Get ready for personalized medicine.

Tailoring medications based on a patient's genetic makeup is near, but there's a lack of trained professionals and equipment, which is keeping the practice from becoming widespread.

To fill that need, a group of health care experts recently created a nonprofit organization in Southwest Florida that will train health care professionals in genomics and attract biotech entrepreneurs with staff and equipment.

“To be able to build biotech, you need trained employees,” says Nicholas Jacobs, president and CEO of the newly formed Clinical and Translational Genome Research Institute in Fort Myers.
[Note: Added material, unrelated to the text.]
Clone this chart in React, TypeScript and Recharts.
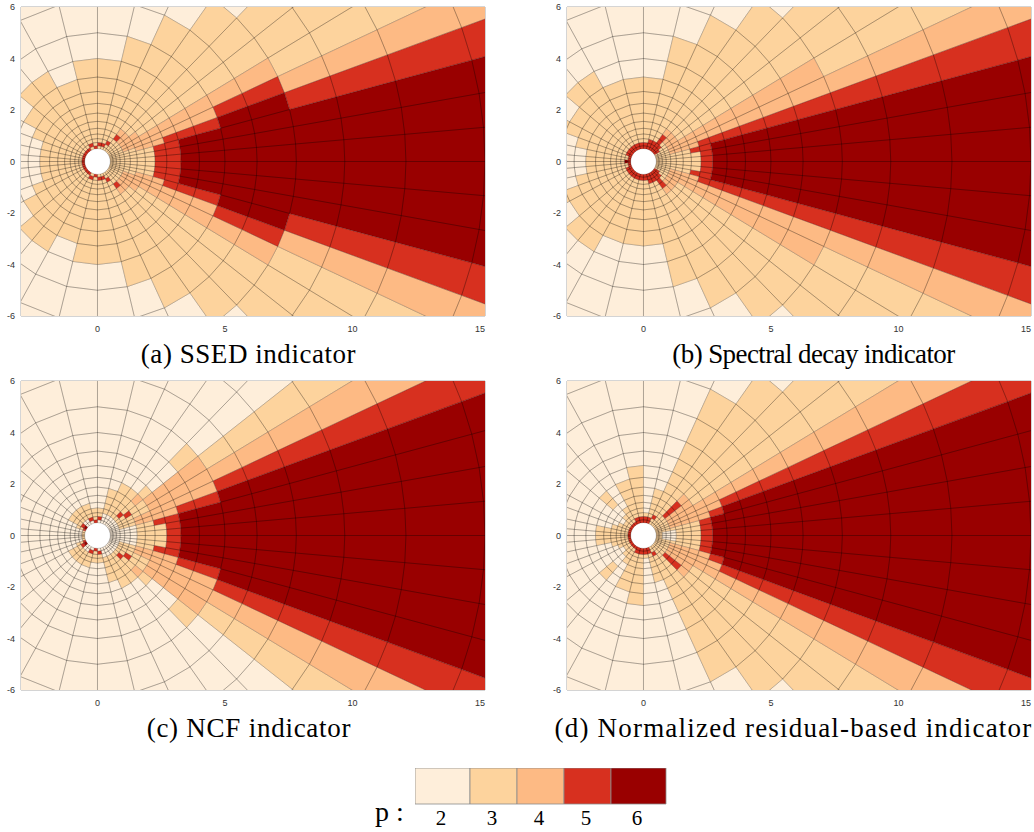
import { Bar, BarChart, ReferenceArea, Scatter, ScatterChart, XAxis, YAxis } from "recharts"

// mesh rings and rays (upper half, the mesh is mirrored about y = 0)
const ringRadii = [0.5, 0.61, 0.74, 0.89, 1.07, 1.29, 1.56, 1.88, 2.26, 2.72, 3.28, 4, 5, 6.26, 7.8, 9.7, 12.1, 15.2, 19]
const rayAngles = [0, 5, 10, 15, 20, 25, 31, 38, 45.6, 54.6, 65.2, 76.5, 90, 104, 119, 130, 140, 152, 160, 168, 175, 180]

// one string per sector, one digit per ring (inner to outer)
const levelsA = [
    "333333335566666666", "333333335566666666", "333333335566666666", "333333444555665555",
    "333344444444554444", "333344444444443333", "333344433333333333", "333344333333333333",
    "333354333333332333", "335333333333322222", "353333333333222222", "353333333332222222",
    "533333333332222222", "353333333322222222", "533333333332222222", "533333333332222222",
    "533333333322222222", "533333333222222222", "533333332222222222", "533333332222222222",
    "533333332222222222",
]
const levelsB = [
    "333333335666666666", "333333335666666666", "333333355666666666", "333344445555555555",
    "333344444444444444", "333344444444443333", "553344333333333333", "555344333333333333",
    "555554333333332333", "555333333333322222", "555333333333222222", "553333333322222222",
    "553333333322222222", "553333333322222222", "553333333332222222", "553333333332222222",
    "553333333322222222", "553333333332222222", "533333333222222222", "533333332222222222",
    "563333332222222222",
]
const levelsC = [
    "222222333566666666", "222222333566666666", "222222335566666666", "222333444455666666",
    "222333444444555555", "222333334444444444", "222335334444333333", "222353343223222222",
    "222333332222222222", "222333332222222222", "222333322222222222", "253322222222222222",
    "533322222222222222", "253332222222222222", "223332222222222222", "223332222222222222",
    "653332222222222222", "533222222222222222", "322222222222222222", "322222222222222222",
    "322222222222222222",
]
const levelsD = [
    "332223335666666666", "332223335666666666", "333333335666666666", "333344444566666666",
    "333344444455555555", "333344444444444444", "333344443333333333", "333355543333333333",
    "333333333333332333", "335333333333322222", "553333322222222222", "553222222222222222",
    "553333333222222222", "553333332222222222", "533332222222222222", "533322332222222222",
    "533222222222222222", "533322222222222222", "533332222222222222", "533333322222222222",
    "533333322222222222",
]

const pLevels = ["2", "3", "4", "5", "6"]
const pColors = ["#feeeda", "#fdd39d", "#fdba84", "#d7301f", "#990000"]
const barWidths = [55, 47, 47, 47, 55]
const xTicks = [0, 5, 10, 15]
const yTicks = [-6, -4, -2, 0, 2, 4, 6]

const panels = [
    { levels: levelsA, left: 0, top: 0, caption: "(a) SSED indicator", center: 248.5, spacing: 0.55 },
    { levels: levelsB, left: 546, top: 0, caption: "(b) Spectral decay indicator", center: 813.5, spacing: -0.6 },
    { levels: levelsC, left: 0, top: 374, caption: "(c) NCF indicator", center: 249, spacing: 0.75 },
    { levels: levelsD, left: 546, top: 374, caption: "(d) Normalized residual-based indicator", center: 793.5, spacing: 1.2 },
]

const polar = (r: number, deg: number, sign: number) => ({
    x: r * Math.cos((deg * Math.PI) / 180),
    y: sign * r * Math.sin((deg * Math.PI) / 180),
})

// every cell adds its 4 corners, the scatter line below closes them in groups of 4
const cellsForLevel = (levels: string[], level: string) => {
    const out: { x: number; y: number }[] = []
    levels.forEach((row, s) => {
        row.split("").forEach((digit, r) => {
            if (digit !== level) return
            for (const sign of [1, -1]) {
                out.push(
                    polar(ringRadii[r], rayAngles[s], sign),
                    polar(ringRadii[r + 1], rayAngles[s], sign),
                    polar(ringRadii[r + 1], rayAngles[s + 1], sign),
                    polar(ringRadii[r], rayAngles[s + 1], sign),
                )
            }
        })
    })
    return out
}

const CellPaths = (props: any, color: string) => {
    const pts = props.points || []
    let d = ""
    for (let i = 0; i + 3 < pts.length; i += 4) {
        d += `M${pts[i].x},${pts[i].y}L${pts[i + 1].x},${pts[i + 1].y}L${pts[i + 2].x},${pts[i + 2].y}L${pts[i + 3].x},${pts[i + 3].y}Z`
    }
    return <path key="cells" d={d} fill={color} stroke="#000" strokeOpacity={0.4} strokeWidth={0.45} />
}

const tickStyle = { fontFamily: "Liberation Sans", fontSize: 9, fill: "#333" }

function Panel({ levels, left, top }: { levels: string[]; left: number; top: number }) {
    return (
        <div style={{ position: "absolute", left, top }}>
            <ScatterChart width={488} height={345} margin={{ top: 7, right: 3, bottom: 9, left: 0 }}>
                <XAxis
                    dataKey="x"
                    type="number"
                    domain={[-3, 15.2]}
                    ticks={xTicks}
                    allowDataOverflow
                    axisLine={false}
                    tickLine={false}
                    tick={tickStyle}
                    height={20}
                    tickMargin={4}
                />
                <YAxis
                    dataKey="y"
                    type="number"
                    domain={[-6, 6]}
                    ticks={yTicks}
                    allowDataOverflow
                    axisLine={false}
                    tickLine={false}
                    tick={tickStyle}
                    width={21}
                    tickMargin={0}
                />
                {pLevels.map((level, i) => (
                    <Scatter
                        key={level}
                        data={cellsForLevel(levels, level)}
                        isAnimationActive={false}
                        shape={() => <g />}
                        line={(p: any) => CellPaths(p, pColors[i])}
                    />
                ))}
                <ReferenceArea x1={-3} x2={15.2} y1={-6} y2={6} fill="none" stroke="#aaa" strokeWidth={1} />
            </ScatterChart>
        </div>
    )
}

const barRow = [Object.fromEntries(pLevels.map((p, i) => [p, barWidths[i]]))]
const barTicks = barWidths.map((w, i) => barWidths.slice(0, i).reduce((a, b) => a + b, 0) + w / 2 - 1.5)

function ColorBar() {
    return (
        <div style={{ position: "absolute", left: 415, top: 768 }}>
            <BarChart
                width={252}
                height={63}
                data={barRow}
                layout="vertical"
                barCategoryGap={0}
                margin={{ top: 0, right: 1, bottom: 0, left: 0 }}
            >
                <XAxis
                    type="number"
                    domain={[0, 251]}
                    ticks={barTicks}
                    interval={0}
                    axisLine={false}
                    tickLine={false}
                    height={27}
                    tickMargin={0}
                    tickFormatter={(_v: number, i: number) => pLevels[i]}
                    tick={{ fontFamily: "Liberation Serif", fontSize: 21, fill: "#000" }}
                />
                <YAxis type="category" hide />
                {pLevels.map((p, i) => (
                    <Bar key={p} dataKey={p} stackId="p" fill={pColors[i]} stroke="#8a8a8a" strokeWidth={0.8} isAnimationActive={false} />
                ))}
            </BarChart>
        </div>
    )
}

export default function App() {
    return (
        <div style={{ position: "absolute", left: 0, top: 0, width: 1034, height: 832, background: "#fff", overflow: "hidden" }}>
            {panels.map((p) => (
                <Panel key={p.caption} levels={p.levels} left={p.left} top={p.top} />
            ))}
            {panels.map((p) => (
                <div
                    key={p.caption + "-cap"}
                    style={{
                        position: "absolute",
                        left: p.center - 300,
                        width: 600,
                        top: p.top + 338,
                        textAlign: "center",
                        fontFamily: "Liberation Serif",
                        fontSize: 27,
                        letterSpacing: p.spacing,
                        lineHeight: "32px",
                        color: "#000",
                        whiteSpace: "nowrap",
                    }}
                >
                    {p.caption}
                </div>
            ))}
            <ColorBar />
            <div style={{ position: "absolute", left: 375, top: 796, fontFamily: "Liberation Serif", fontSize: 28, lineHeight: "32px", color: "#000" }}>
                p :
            </div>
        </div>
    )
}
Jacobs is the former president and CEO of the Windber Medical Center and co-founder of the Windber Research Institute, a genomic research center in Pennsylvania.
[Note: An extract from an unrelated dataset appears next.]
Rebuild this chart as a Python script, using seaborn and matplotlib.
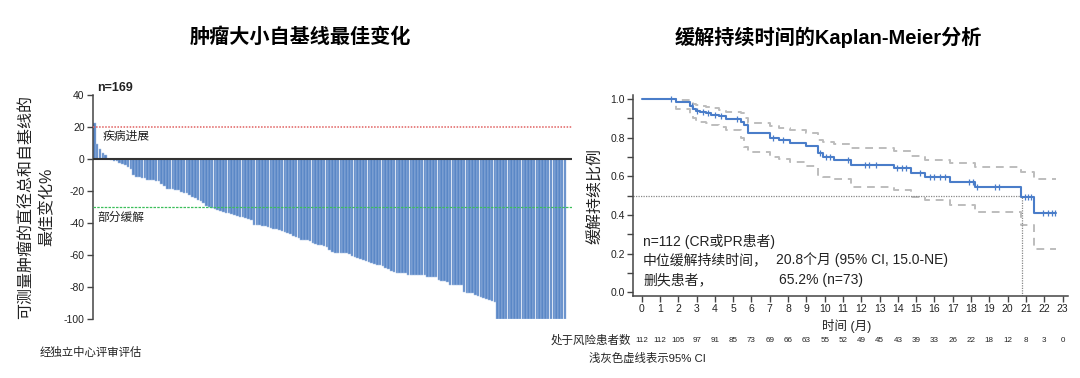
import numpy as np
import matplotlib
matplotlib.use("Agg")
import matplotlib.pyplot as plt
import matplotlib.transforms as mtrans
import seaborn as sns

# ---------------- data ----------------
# Waterfall: best % change from baseline in sum of diameters (169 patients)
waterfall_values = [
    22.5, 9.5, 6, 4, 2.5, 0.3,
    -0.5, -1, -1.5, -2.5, -3, -3.5,
    -5, -6.5,
    -10, -11, -11.5, -12, -12,
    -13, -13, -13, -13.5, -14,
    -15.5, -17,
    -19, -19, -19, -19.5, -19.5,
    -20.5, -21, -21.5, -22.5,
    -23.5, -24.5, -25.5, -26.5, -27.5,
    -29.5, -30, -30.5, -31,
    -32, -32.5, -33, -33.5, -34, -34.5,
    -35, -35.5, -36, -36.5, -37, -37.5, -38,
    -41, -41.5, -41.5, -42, -42,
    -42.5, -43, -43.5, -44, -44.5, -45,
    -45.5, -46, -47, -48, -49, -49.5,
    -50.5, -50.5, -50.5, -51,
    -52.5, -53, -53.5, -54, -54.5, -55,
    -57, -58, -58.5,
    -59, -59, -59, -59, -59.5,
    -60.5, -61, -62, -62.5, -63,
    -64, -64.5, -65, -65.5, -66, -66,
    -67, -68, -69, -70, -70.5,
    -71, -71, -71, -71.5,
    -72.5, -72.5, -72.5, -72.5, -72.5, -72.5, -72.5,
    -73.5, -73.5, -73.5, -73.5,
    -75.5, -76, -76.5, -77,
    -79, -79, -79, -79, -79,
    -83, -83.5, -84, -84,
    -85, -85.5, -86, -87, -87.5, -88,
    -89, -89.5,
] + [-100] * 25
patient_index = list(range(len(waterfall_values)))
pd_threshold = 20
pr_threshold = -30
wf_yticks = [40, 20, 0, -20, -40, -60, -80, -100]

# Kaplan-Meier duration of response
km_time = [0, 1.9, 2.65, 2.8, 2.95, 3.2, 3.5, 3.8, 4.2, 4.6, 5.45, 5.6, 5.8,
           7.0, 7.5, 8.1, 9.0, 9.65, 9.9, 10.5, 11.45, 13.8, 14.7, 15.5,
           16.85, 18.2, 20.75, 21.45, 22.65]
km_surv = [1.0, 0.983, 0.965, 0.95, 0.94, 0.933, 0.926, 0.92, 0.912, 0.895,
           0.883, 0.865, 0.822, 0.797, 0.788, 0.774, 0.755, 0.719, 0.70, 0.684,
           0.658, 0.641, 0.615, 0.595, 0.572, 0.543, 0.492, 0.412, 0.412]
ci_upper = [1.0, 0.995, 0.985, 0.975, 0.97, 0.965, 0.96, 0.955, 0.945, 0.935,
            0.93, 0.90, 0.878, 0.86, 0.85, 0.84, 0.826, 0.79, 0.78, 0.765,
            0.745, 0.733, 0.705, 0.685, 0.67, 0.65, 0.624, 0.586, 0.586]
ci_lower = [1.0, 0.947, 0.917, 0.90, 0.89, 0.88, 0.874, 0.865, 0.855, 0.84,
            0.80, 0.753, 0.727, 0.70, 0.69, 0.675, 0.655, 0.607, 0.598, 0.585,
            0.546, 0.529, 0.495, 0.477, 0.45, 0.417, 0.348, 0.222, 0.222]
censor_time = [1.6, 2.75, 3.05, 3.35, 3.65, 4.0, 4.35, 5.2, 7.2, 7.7, 9.75,
               10.1, 10.3, 11.3, 12.2, 12.45, 12.8, 13.95, 14.2, 14.45, 15.2,
               15.75, 16.0, 16.3, 16.6, 17.9, 18.1, 18.35, 19.3, 19.55,
               20.95, 21.1, 21.3, 21.95, 22.2, 22.45, 22.6]
median_time = 20.8
months = list(range(0, 24))
at_risk = [112, 112, 105, 97, 91, 85, 73, 69, 66, 63, 55, 52, 49, 45, 43, 39,
           33, 26, 22, 18, 12, 8, 3, 0]

# ---------------- style ----------------
sns.set_theme(style="white")
plt.rcParams["font.family"] = ["Liberation Sans", "Noto Sans CJK SC", "DejaVu Sans"]
plt.rcParams["axes.unicode_minus"] = False

BAR = "#5A87C6"
KM = "#4A7DC9"
CI = "#BDBDBD"
TXT = "#222222"

fig = plt.figure(figsize=(10.8, 3.78), dpi=100)

# ---------------- waterfall ----------------
ax1 = fig.add_axes([93 / 1080, 1 - 319 / 378, 479 / 1080, 224 / 378])
sns.barplot(x=patient_index, y=waterfall_values, color=BAR, saturation=1,
            width=0.92, edgecolor="#A8C0E4", linewidth=0.35, ax=ax1)
ax1.set_xlim(-0.5, 170.5)
ax1.set_ylim(-100, 40)
ax1.axhline(0, color="#333333", lw=1.5, zorder=5)
ax1.axhline(pd_threshold, color="#E06060", lw=1.1, ls=(0, (1, 1)), zorder=5)
ax1.axhline(pr_threshold, color="#3CBF5A", lw=0.9, ls=(0, (2, 1)), zorder=5)
ax1.set_xticks([])
ax1.set_yticks(wf_yticks)
ax1.set_xlabel("")
ax1.set_ylabel("")
for s in ["top", "right", "bottom"]:
    ax1.spines[s].set_visible(False)
ax1.spines["left"].set_color("#444444")
ax1.spines["left"].set_linewidth(1.1)
ax1.tick_params(axis="y", which="major", direction="out", length=4, width=1,
                color="#444444", labelsize=7.5, labelcolor=TXT, pad=2, left=True)
ax1.text(0.008, 1.03, "n=169", transform=ax1.transAxes, fontsize=9,
         fontweight="bold", color=TXT, va="center", ha="left")
ax1.text(0.021, 13.8, "疾病进展", transform=mtrans.blended_transform_factory(
    ax1.transAxes, ax1.transData), fontsize=8.5, color=TXT, va="center")
ax1.text(0.010, -37, "部分缓解", transform=mtrans.blended_transform_factory(
    ax1.transAxes, ax1.transData), fontsize=8.5, color=TXT, va="center")
fig.text(25 / 1080, 1 - 207 / 378, "可测量肿瘤的直径总和自基线的",
         rotation=90, fontsize=11.5, ha="center", va="center", color=TXT)
fig.text(47 / 1080, 1 - 207 / 378, "最佳变化%",
         rotation=90, fontsize=11.5, ha="center", va="center", color=TXT)
fig.text(40 / 1080, 1 - 352 / 378, "经独立中心评审评估", fontsize=8.2,
         color=TXT, va="center", ha="left")
fig.text(300 / 1080, 1 - 37 / 378, "肿瘤大小自基线最佳变化", fontsize=14.5,
         fontweight="bold", ha="center", va="center", color="black")

# ---------------- Kaplan-Meier ----------------
ax2 = fig.add_axes([633 / 1080, 1 - 296 / 378, 435 / 1080, 201 / 378])
sns.lineplot(x=km_time, y=ci_upper, drawstyle="steps-post", estimator=None,
             sort=False, color=CI, lw=1.4, dashes=False, ls=(0, (4, 3)), ax=ax2)
sns.lineplot(x=km_time, y=ci_lower, drawstyle="steps-post", estimator=None,
             sort=False, color=CI, lw=1.4, dashes=False, ls=(0, (4, 3)), ax=ax2)
sns.lineplot(x=km_time, y=km_surv, drawstyle="steps-post", estimator=None,
             sort=False, color=KM, lw=1.5, ax=ax2, zorder=4)
idx = np.searchsorted(km_time, censor_time, side="right") - 1
censor_surv = [km_surv[i] for i in idx]
sns.scatterplot(x=censor_time, y=censor_surv, marker="|", s=16, linewidth=0.9,
                color=KM, ax=ax2, zorder=5)
xmin, xmax = -0.475, 23.3
ax2.hlines(0.5, xmin, median_time, colors="#888888", lw=0.9,
           linestyles=(0, (1, 1)))
ax2.vlines(median_time, -0.019, 0.5, colors="#888888", lw=0.9,
           linestyles=(0, (1, 1)))
ax2.set_xlim(xmin, xmax)
ax2.set_ylim(-0.019, 1.021)
ax2.set_xticks(months)
ax2.set_xticklabels([str(m) for m in months])
ax2.set_yticks([0, 0.2, 0.4, 0.6, 0.8, 1.0])
ax2.set_yticklabels(["0.0", "0.2", "0.4", "0.6", "0.8", "1.0"])
ax2.set_yticks(np.arange(0.1, 1.0, 0.2), minor=True)
ax2.set_xlabel("")
ax2.set_ylabel("")
for s in ["top", "right"]:
    ax2.spines[s].set_visible(False)
for s in ["left", "bottom"]:
    ax2.spines[s].set_color("#444444")
    ax2.spines[s].set_linewidth(1.1)
ax2.tick_params(axis="both", which="major", direction="out", length=4, width=1,
                color="#444444", labelsize=7.5, labelcolor=TXT, pad=2,
                left=True, bottom=True)
ax2.tick_params(axis="y", which="minor", direction="out", length=4, width=1,
                color="#444444", left=True)
ax2.text(0.07, 0.265, "n=112 (CR或PR患者)", fontsize=10, color=TXT, va="center")
ax2.text(0.07, 0.167, "中位缓解持续时间，", fontsize=10, color=TXT, va="center")
ax2.text(7.34, 0.167, "20.8个月 (95% CI, 15.0-NE)", fontsize=10, color=TXT,
         va="center")
ax2.text(0.07, 0.064, "删失患者，", fontsize=10, color=TXT, va="center")
ax2.text(7.52, 0.064, "65.2% (n=73)", fontsize=10, color=TXT, va="center")

fig.text(596 / 1080, 1 - 196 / 378, "缓解持续比例", rotation=90, fontsize=11.5,
         ha="center", va="center", color=TXT)
fig.text(847 / 1080, 1 - 326 / 378, "时间 (月)", fontsize=9, ha="center",
         va="center", color=TXT)
tr = mtrans.blended_transform_factory(ax2.transData, fig.transFigure)
for m, n in zip(months, at_risk):
    ax2.text(m, 1 - 341 / 378, str(n), transform=tr, fontsize=5.8,
             ha="center", va="center", color=TXT, clip_on=False)
fig.text(631 / 1080, 1 - 341 / 378, "处于风险患者数", fontsize=8.3,
         ha="right", va="center", color=TXT)
fig.text(589 / 1080, 1 - 358 / 378, "浅灰色虚线表示95% CI", fontsize=8.2,
         ha="left", va="center", color=TXT)
fig.text(828 / 1080, 1 - 37 / 378, "缓解持续时间的Kaplan-Meier分析", fontsize=14.5,
         fontweight="bold", ha="center", va="center", color="black")

fig.savefig("out.png", dpi=100, facecolor="white")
“Medical technologists haven't been trained in this area,” says Jacobs, who says the state university combined with a growing medical community in Southwest Florida is fertile ground for a genomic center. “Physicians haven't been brought up to speed, either.”

Housed in the newly built Florida Gulf Coast University Emergent Technology Institute at the Innovation Hub off Alico Road in Fort Myers, the institute will do more than train the next generation of doctors, pharmacists and nurses.
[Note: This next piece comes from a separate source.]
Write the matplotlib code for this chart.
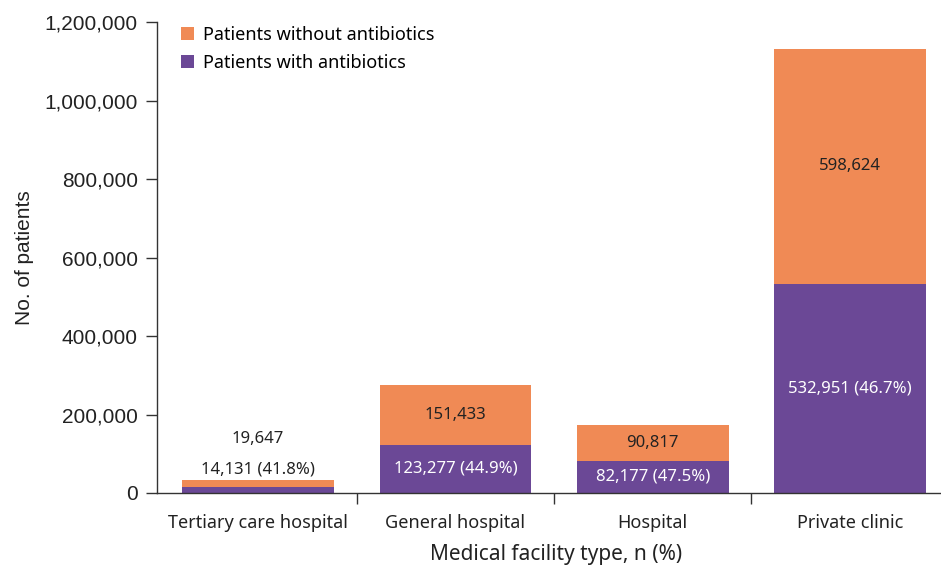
import matplotlib.pyplot as plt
from matplotlib.ticker import FuncFormatter, FixedLocator
import numpy as np

# Patients per medical facility type
facilities = ["Tertiary care hospital", "General hospital", "Hospital", "Private clinic"]
with_abx = [14131, 123277, 82177, 532951]
without_abx = [19647, 151433, 90817, 598624]
pct_with = [41.8, 44.9, 47.5, 46.7]

orange = "#F08A55"
purple = "#6B4896"
label_font = "Noto Sans"

fig = plt.figure(figsize=(9.41, 5.66), dpi=100)
ax = fig.add_axes([0.167, 0.129, 0.832, 0.832])

x = np.arange(len(facilities))
w = 0.77
b1 = ax.bar(x, with_abx, w, color=purple, label="Patients with antibiotics")
b2 = ax.bar(x, without_abx, w, bottom=with_abx, color=orange, label="Patients without antibiotics")

for i in range(len(facilities)):
    lab_with = f"{with_abx[i]:,} ({pct_with[i]}%)"
    lab_without = f"{without_abx[i]:,}"
    total = with_abx[i] + without_abx[i]
    if total < 60000:
        # bar too short, put numbers above it
        ax.text(x[i], total + 26000, lab_with, ha="center", va="center",
                fontsize=12, color="#222222", family=label_font)
        ax.text(x[i], total + 103000, lab_without, ha="center", va="center",
                fontsize=12, color="#222222", family=label_font)
    else:
        ax.text(x[i], with_abx[i] / 2, lab_with, ha="center", va="center",
                fontsize=12, color="white", family=label_font)
        ax.text(x[i], with_abx[i] + without_abx[i] / 2, lab_without, ha="center", va="center",
                fontsize=12, color="#222222", family=label_font)

ax.set_xlim(-0.512, 3.456)
ax.set_ylim(0, 1200000)
ax.set_yticks(np.arange(0, 1200001, 200000))
ax.yaxis.set_major_formatter(FuncFormatter(lambda v, p: f"{int(v):,}"))
for t in ax.get_yticklabels():
    t.set_family("Liberation Sans")
    t.set_fontsize(15)
    t.set_color("#222222")

# ticks between categories, labels under bars
ax.xaxis.set_major_locator(FixedLocator([0.5, 1.5, 2.5]))
ax.xaxis.set_major_formatter(FuncFormatter(lambda v, p: ""))
ax.xaxis.set_minor_locator(FixedLocator(x))
ax.set_xticklabels(facilities, minor=True, fontsize=13, family=label_font, color="#222222")
ax.tick_params(axis="x", which="major", length=8, width=1, color="#333333")
ax.tick_params(axis="x", which="minor", length=0, pad=15)
ax.tick_params(axis="y", length=8, width=1, color="#333333", pad=6)

for s in ["top", "right"]:
    ax.spines[s].set_visible(False)
for s in ["left", "bottom"]:
    ax.spines[s].set_color("#333333")
    ax.spines[s].set_linewidth(1)

ax.set_ylabel("No. of patients", fontsize=15, family="Liberation Sans", color="#222222")
ax.yaxis.set_label_coords(-0.157, 0.5)
ax.set_xlabel("Medical facility type, n (%)", fontsize=15, family=label_font,
              color="#222222", va="center")
ax.xaxis.set_label_coords(0.51, -0.131)

handles = [b2, b1]
ax.legend(handles, [h.get_label() for h in handles], loc="upper left",
          bbox_to_anchor=(0.01, 1.027), frameon=False, handlelength=0.7,
          handleheight=0.7, handletextpad=0.5, labelspacing=0.55,
          prop={"family": label_font, "size": 13})

fig.savefig("out.png", dpi=100)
It will also serve as a center for innovation where entrepreneurial doctors can develop therapies for patients, taking existing research to create applications for patients. Startups will be able to take advantage of the facilities, which will include staff and the machines for sequencing people's genetic makeup.

“What we're looking for are practical solutions to medical problems,” says Dan Handley, the institute's scientific director and chief science officer. “We want to serve as a resource for entrepreneurs in the region.”

The pool of wealthy investors in the Naples area is another attraction. “They'll want to be a part of the spinoffs,” Jacobs says.

Jacobs says the institute could help hospitals and medical centers throughout Southwest Florida with their ongoing clinical research, too. “We're listening to what their needs are,” he says.

With a workforce trained in genomic medicine and the equipment for patients' genetic makeup, the institute could be a draw for companies to relocate to the area. “Now we can serve as a resource for them,” says Jacobs.

Indeed, the Innovation Hub has 241 acres ready for the development of offices and laboratories. FGCU's building is the first on the site and measures 25,000 square feet. In addition, Innovation Hub developer Rich Galvano plans other kinds of buildings on the site, including apartments and restaurants, to create a walking community.

The institute is raising $1.5 million it needs to start training people. Victoria Stephan, the former CEO of Junior Achievement of Southwest Florida, is working with the institute to find donors.

Handley says the institute can be self-sustaining in three years. “We're trying to be very conservative,” says Jacobs.